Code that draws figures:
>>>>

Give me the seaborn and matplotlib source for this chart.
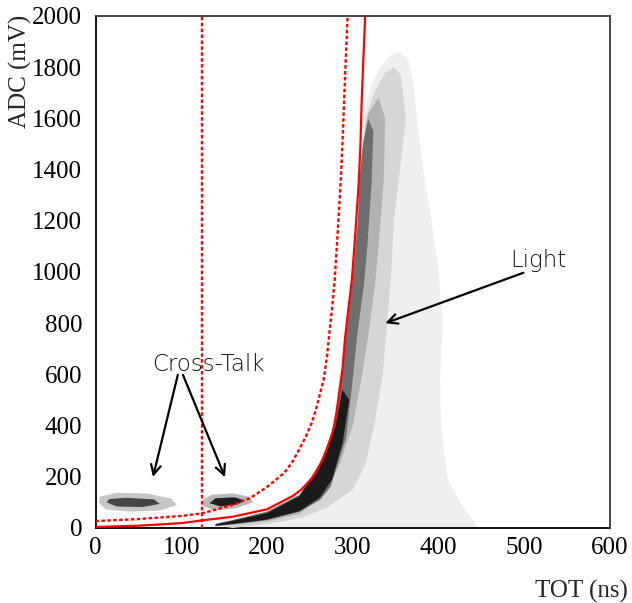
import matplotlib
matplotlib.use("Agg")
import matplotlib.pyplot as plt
import seaborn as sns
import pandas as pd
from matplotlib.ticker import MultipleLocator

# ---------------- data (TOT in ns, ADC in mV) ----------------
# solid red cut curve
solid_tot = [0, 50, 100, 125, 160, 200, 230, 240, 250, 255, 265, 270, 277, 281, 285, 288, 291, 294,
             299, 303, 307, 309, 310.5, 312.5, 314.5]
solid_adc = [4, 9, 19, 30, 44, 73, 125, 150, 185, 205, 268, 310, 380, 450, 550, 620, 740, 830,
             970, 1150, 1350, 1500, 1675, 1840, 2000]
# dotted red cut curve
dotted_tot = [0, 50, 100, 124, 160, 180, 200, 220, 230, 238, 245, 252, 256, 260, 263, 266, 270, 273,
              276, 279, 282, 286, 288, 290, 292, 294]
dotted_adc = [27, 35, 47, 57, 90, 116, 160, 215, 260, 310, 355, 409, 450, 500, 540, 578, 670, 770,
              860, 970, 1130, 1355, 1500, 1675, 1840, 2000]
# vertical dotted cut
vcut_tot = 124

# density regions of the event cloud (boundary vertices)
light_tot = [140, 170, 200, 230, 250, 262, 272, 280, 288, 295, 300, 304, 308, 313, 320, 332, 345, 355,
             365, 370, 375, 382, 392, 400, 405, 402, 403, 410, 425, 440, 445]
light_adc = [0, 20, 40, 80, 130, 200, 300, 400, 600, 800, 1000, 1200, 1400, 1600, 1720, 1800, 1850, 1860,
             1830, 1750, 1600, 1400, 1200, 1000, 800, 600, 400, 200, 100, 30, 0]

mid_tot = [150, 200, 238, 262, 275, 283, 290, 296, 300, 303, 307, 309, 315, 325, 338, 348,
           356, 362, 355, 348, 345, 340, 335, 325, 315, 300, 270, 240, 200, 160]
mid_adc = [5, 35, 70, 125, 200, 300, 450, 600, 800, 1000, 1200, 1400, 1600, 1700, 1780, 1800,
           1770, 1600, 1400, 1200, 1000, 800, 600, 400, 250, 150, 80, 40, 15, 0]

inner_tot = [140, 160, 200, 238, 262, 277, 285, 292, 300, 306, 308, 312, 318, 330,
             338, 336, 330, 326, 318, 310, 300, 285, 270, 255, 238, 200, 160, 140]
inner_adc = [16, 31, 64, 129, 254, 380, 550, 750, 970, 1200, 1360, 1500, 1620, 1680,
             1600, 1350, 1100, 950, 750, 580, 400, 250, 150, 100, 55, 26, 12, 6]

core_tot = [140, 160, 200, 238, 262, 277, 285, 292, 300, 306, 308, 312, 318,
            324, 322, 317, 313, 305, 300, 292, 274, 262, 238, 200, 160, 140]
core_adc = [16, 31, 64, 129, 254, 380, 550, 750, 970, 1200, 1360, 1500, 1600,
            1550, 1350, 1100, 950, 750, 580, 350, 160, 110, 64, 31, 14, 8]

peak_tot = [140, 160, 200, 238, 258, 270, 280, 288, 296, 288, 276, 262, 238, 200, 160, 140]
peak_adc = [14, 28, 58, 125, 225, 300, 400, 540, 500, 330, 190, 120, 66, 33, 16, 9]

xt1_out_tot = [4, 12, 40, 75, 95, 88, 60, 25, 5]
xt1_out_adc = [100, 72, 64, 68, 90, 115, 135, 138, 122]
xt1_core_tot = [13, 25, 55, 75, 68, 35, 16]
xt1_core_adc = [100, 84, 82, 94, 112, 118, 113]

xt2_out_tot = [124, 138, 162, 184, 180, 160, 136, 126]
xt2_out_adc = [90, 68, 76, 100, 122, 135, 130, 112]
xt2_core_tot = [133, 146, 165, 174, 162, 140]
xt2_core_adc = [97, 84, 92, 108, 120, 116]

# annotations
xtalk_label = "Cross-Talk"
xtalk_text_pos = (66, 615)
xtalk_tail = [(96, 598), (102, 598)]
xtalk_heads = [(67, 199), (151, 199)]
light_label = "Light"
light_text_pos = (484, 1020)
light_tail = (499, 997)
light_head = (338, 800)

# ---------------- figure ----------------
sns.set_style("white")
plt.rcParams["font.family"] = ["Liberation Serif", "DejaVu Serif"]

W, H = 632, 603
fig = plt.figure(figsize=(W / 100, H / 100), dpi=100)
ax = fig.add_axes([95.5 / W, (H - 528) / H, 514.5 / W, 512 / H])

ax.fill(light_tot, light_adc, facecolor="#efefef", linewidth=0, zorder=2)
ax.fill(mid_tot, mid_adc, facecolor="#d6d6d6", linewidth=0, zorder=3)
ax.fill(inner_tot, inner_adc, facecolor="#b2b2b2", linewidth=0, zorder=4)
ax.fill(core_tot, core_adc, facecolor="#6e6e6e", linewidth=0, zorder=5)
ax.fill(peak_tot, peak_adc, facecolor="#1a1a1a", linewidth=0, zorder=6)
ax.fill(xt1_out_tot, xt1_out_adc, facecolor="#c6c6c6", linewidth=0, zorder=4)
ax.fill(xt1_core_tot, xt1_core_adc, facecolor="#454545", linewidth=0, zorder=5)
ax.fill(xt2_out_tot, xt2_out_adc, facecolor="#b8b8b8", linewidth=0, zorder=4)
ax.fill(xt2_core_tot, xt2_core_adc, facecolor="#1e1e1e", linewidth=0, zorder=5)

solid_df = pd.DataFrame({"TOT": solid_tot, "ADC": solid_adc})
dotted_df = pd.DataFrame({"TOT": dotted_tot, "ADC": dotted_adc})
sns.lineplot(data=solid_df, x="TOT", y="ADC", ax=ax, color="#ff0000", linewidth=1.6,
             sort=False, estimator=None, zorder=8)
sns.lineplot(data=dotted_df, x="TOT", y="ADC", ax=ax, color="#ff0000", linewidth=1.7,
             sort=False, estimator=None, zorder=8, linestyle=(0, (1.5, 1.0)))
ax.axvline(vcut_tot, color="#ff0000", linewidth=1.7, linestyle=(0, (1.5, 1.0)), zorder=8)

ax.set_xlim(0, 600)
ax.set_ylim(0, 2000)
ax.set_xlabel("")
ax.set_ylabel("")
ax.xaxis.set_major_locator(MultipleLocator(100))
ax.xaxis.set_minor_locator(MultipleLocator(20))
ax.yaxis.set_major_locator(MultipleLocator(200))
ax.yaxis.set_minor_locator(MultipleLocator(50))
ax.tick_params(which="both", direction="in", top=False, right=False, colors="black", width=1.1)
ax.tick_params(which="major", length=6.7, labelsize=18, pad=9.5)
ax.tick_params(which="minor", length=3.4)
ax.tick_params(axis="x", which="major", pad=6.5)
for s in ["left", "bottom"]:
    ax.spines[s].set_color("black")
    ax.spines[s].set_linewidth(1.3)
for s in ["top", "right"]:
    ax.spines[s].set_color("#444444")
    ax.spines[s].set_linewidth(1.4)
    ax.spines[s].set_zorder(10)

fig.text(20 / W, 1 - 15 / H, "ADC (mV)", rotation=90, ha="center", va="top", fontsize=18)
fig.text(628 / W, 1 - 598 / H, "TOT (ns)", ha="right", va="baseline", fontsize=18)

ann_font = dict(family=["DejaVu Sans"], fontsize=16.5, color="#111111", fontweight="light")
ax.text(*xtalk_text_pos, xtalk_label, ha="left", va="baseline", zorder=12, **ann_font)
arrow = dict(arrowstyle="->,head_length=0.7,head_width=0.35", color="black", lw=1.6, shrinkA=0, shrinkB=0)
for tail, head in zip(xtalk_tail, xtalk_heads):
    ax.annotate("", xy=head, xytext=tail, arrowprops=arrow, zorder=12)
ax.text(*light_text_pos, light_label, ha="left", va="baseline", zorder=12, **ann_font)
ax.annotate("", xy=light_head, xytext=light_tail, arrowprops=arrow, zorder=12)

fig.savefig("out.png", dpi=100)
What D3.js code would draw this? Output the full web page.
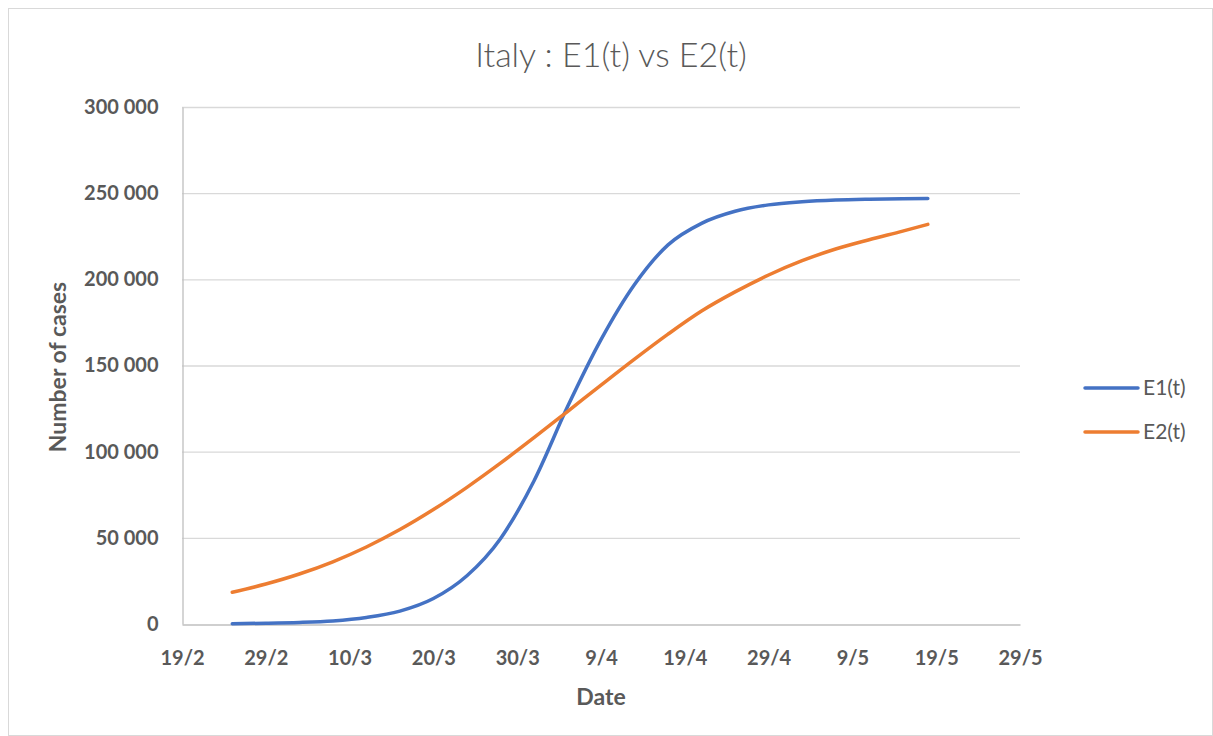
<!DOCTYPE html>
<html>
<head>
<meta charset="utf-8">
<script src="https://cdn.jsdelivr.net/npm/d3@7"></script>
<style>
  body { margin: 0; background: #fff; }
  text { font-family: Lato, "Open Sans", sans-serif; fill: #595959; }
</style>
</head>
<body>
<script>
var width = 1213;
var height = 736;

var dates = ["2020-02-25", "2020-02-29", "2020-03-04", "2020-03-08", "2020-03-12",
  "2020-03-16", "2020-03-20", "2020-03-24", "2020-03-28", "2020-04-01", "2020-04-05",
  "2020-04-09", "2020-04-13", "2020-04-17", "2020-04-21", "2020-04-25", "2020-04-29",
  "2020-05-03", "2020-05-07", "2020-05-11", "2020-05-15", "2020-05-18"];

var e1 = [200, 450, 900, 1800, 3800, 7500, 14800, 28000, 49500, 83000, 126000,
  165000, 197000, 220000, 232500, 239500, 243200, 245000, 246000, 246500, 246800, 246900];

var e2 = [18400, 23200, 29000, 36100, 44700, 54800, 66400, 79300, 93300, 108100, 123300,
  138600, 153700, 168200, 181600, 192700, 202500, 210800, 217600, 223000, 228000, 231900];

var tickDates = ["2020-02-19", "2020-02-29", "2020-03-10", "2020-03-20", "2020-03-30",
  "2020-04-09", "2020-04-19", "2020-04-29", "2020-05-09", "2020-05-19", "2020-05-29"];
var tickLabels = ["19/2", "29/2", "10/3", "20/3", "30/3", "9/4", "19/4", "29/4", "9/5", "19/5", "29/5"];

var yTicks = [0, 50000, 100000, 150000, 200000, 250000, 300000];

var seriesNames = ["E1(t)", "E2(t)"];
var colors = ["#4472C4", "#ED7D31"];

var parse = d3.utcParse("%Y-%m-%d");

var svg = d3.select("body").append("svg")
  .attr("width", width)
  .attr("height", height);

// chart frame
svg.append("rect")
  .attr("x", 8.5).attr("y", 8.5)
  .attr("width", width - 9).attr("height", height - 9)
  .attr("fill", "#fff")
  .attr("stroke", "#d9d9d9");

var x = d3.scaleUtc()
  .domain([parse(tickDates[0]), parse(tickDates[tickDates.length - 1])])
  .range([182, 1020]);

var y = d3.scaleLinear()
  .domain([0, 300000])
  .range([624, 107]);

var fmt = function(v) { return d3.format(",")(v).replace(/,/g, " "); };

// gridlines
svg.append("g")
  .selectAll("line")
  .data(yTicks.slice(1))
  .enter()
  .append("line")
  .attr("x1", 182).attr("x2", 1020)
  .attr("y1", function(d) { return y(d) + 0.5; })
  .attr("y2", function(d) { return y(d) + 0.5; })
  .attr("stroke", "#d9d9d9")
  .attr("stroke-width", 1.3);

// axes
var yAxis = svg.append("g")
  .attr("transform", "translate(182.5,0)")
  .call(d3.axisLeft(y).tickValues(yTicks).tickFormat(fmt).tickSize(0).tickPadding(24));

var xAxis = svg.append("g")
  .attr("transform", "translate(0,624.5)")
  .call(d3.axisBottom(x)
    .tickValues(tickDates.map(parse))
    .tickFormat(function(d, i) { return tickLabels[i]; })
    .tickSize(0).tickPadding(26));

[yAxis, xAxis].forEach(function(a) {
  a.select(".domain").attr("stroke", "#bfbfbf").attr("stroke-width", 1.3);
  a.selectAll("text")
    .style("font-size", "20px")
    .style("font-weight", "bold")
    .attr("fill", "#595959");
});

// lines
var line = d3.line()
  .x(function(d) { return x(d.date); })
  .y(function(d) { return y(d.value); })
  .curve(d3.curveMonotoneX);

[e1, e2].forEach(function(values, k) {
  var pts = values.map(function(v, i) { return {date: parse(dates[i]), value: v}; });
  svg.append("path")
    .datum(pts)
    .attr("fill", "none")
    .attr("stroke", colors[k])
    .attr("stroke-width", 3.5)
    .attr("stroke-linecap", "round")
    .attr("d", line);
});

// titles
svg.append("text")
  .attr("x", 611).attr("y", 67)
  .attr("text-anchor", "middle")
  .style("font-size", "34px")
  .style("font-weight", 300)
  .text("Italy : E1(t) vs E2(t)");

svg.append("text")
  .attr("transform", "translate(66,367) rotate(-90)")
  .attr("text-anchor", "middle")
  .style("font-size", "23px")
  .style("font-weight", "bold")
  .text("Number of cases");

svg.append("text")
  .attr("x", 601).attr("y", 705)
  .attr("text-anchor", "middle")
  .style("font-size", "23px")
  .style("font-weight", "bold")
  .text("Date");

// legend
var legend = svg.append("g")
  .selectAll("g")
  .data(seriesNames)
  .enter()
  .append("g")
  .attr("transform", function(d, i) { return "translate(1085," + (388 + i * 44) + ")"; });

legend.append("line")
  .attr("x1", 0).attr("x2", 53)
  .attr("stroke", function(d, i) { return colors[i]; })
  .attr("stroke-width", 3.5)
  .attr("stroke-linecap", "round");

legend.append("text")
  .attr("x", 58).attr("dy", "0.35em")
  .style("font-size", "21px")
  .text(function(d) { return d; });
</script>
</body>
</html>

<<<<

## Exercise brief
Take the lines from the start of the material to the line with "vcut_tot = 124", both included, and transcribe them exactly without the pictures.

## Task output
Give me the seaborn and matplotlib source for this chart.
import matplotlib
matplotlib.use("Agg")
import matplotlib.pyplot as plt
import seaborn as sns
import pandas as pd
from matplotlib.ticker import MultipleLocator

# ---------------- data (TOT in ns, ADC in mV) ----------------
# solid red cut curve
solid_tot = [0, 50, 100, 125, 160, 200, 230, 240, 250, 255, 265, 270, 277, 281, 285, 288, 291, 294,
             299, 303, 307, 309, 310.5, 312.5, 314.5]
solid_adc = [4, 9, 19, 30, 44, 73, 125, 150, 185, 205, 268, 310, 380, 450, 550, 620, 740, 830,
             970, 1150, 1350, 1500, 1675, 1840, 2000]
# dotted red cut curve
dotted_tot = [0, 50, 100, 124, 160, 180, 200, 220, 230, 238, 245, 252, 256, 260, 263, 266, 270, 273,
              276, 279, 282, 286, 288, 290, 292, 294]
dotted_adc = [27, 35, 47, 57, 90, 116, 160, 215, 260, 310, 355, 409, 450, 500, 540, 578, 670, 770,
              860, 970, 1130, 1355, 1500, 1675, 1840, 2000]
# vertical dotted cut
vcut_tot = 124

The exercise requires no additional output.